Under the previous rent control ordinance, landlords doing capital improvements can pass along the cost to tenants, spread out over a number of years.
“We have not had our roof repaired in 15 years and we didn’t charge our tenants when we did,” Willard said. “But we’re retired now and we can’t afford the $20,000 to $30,000 it will cost. Many of our tenants are senior citizens, and they can’t afford the cost if we pass it along to them.”
In some cases, residents in rent control apartments are paying as little as $250 per month. Landlords are allowed to raise rents by 1.9 percent a year.

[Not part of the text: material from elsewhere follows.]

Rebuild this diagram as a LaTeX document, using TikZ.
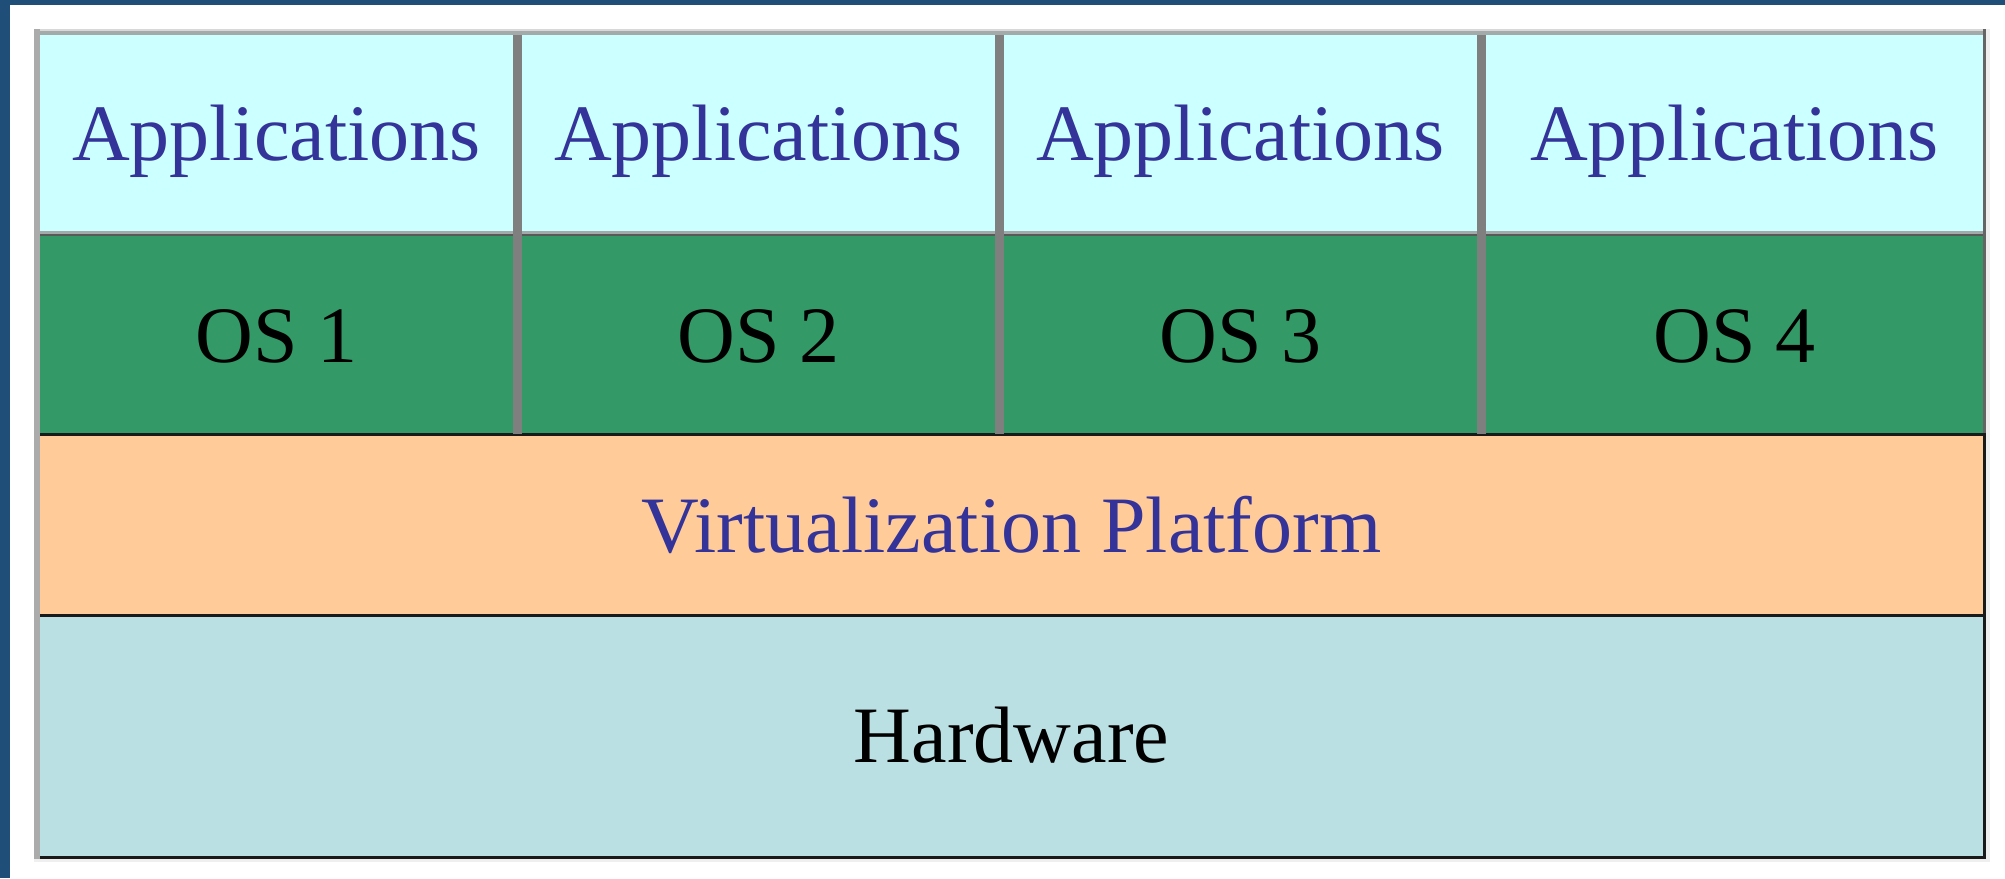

The changes made last year would have allowed existing residents to retain rent control status but would do away with rent control once residents move out. While city officials said they felt this was fair to everyone concerned, advocates for rent control said the move could encourage landlords to force people out and that by doing away with rent control, the City Council will deplete the stock of available affordable housing.
Douglas Wasama, chairman of Keep Bayonne Rent Control, said many seniors and young people cannot afford market-rate rents.
“I think it is a mistake to abolish rent control and for this council not to adopt the ordinance.”
“I believe our changes are fair, and therefore let the people decide this in November.” – Council President Terrence Ruane
Ruane said the City Council rejected an even bigger change for rent control in July 2011 after residents complained that it was too arbitrary. Under the original proposal, a landlord could have opted out of rent control simply by doing upgrades to his or her property. This would not have protected existing tenants. The second ordinance, which was approved last November, protects existing residents, but many residents feared they might face intimidation by landlords to move out.
Ruane said he believed this is fair.
Because rent control keeps many landlords from upgrading property, many buildings become run down and create a negative assessed value for neighboring homes as well. He said there is currently a glut of available rentals in the city, and that the cost for rent will rise and fall with demand.
By refusing to rescind the changes, the council allows the matter to get decided by voters in a referendum that will be on the November ballot.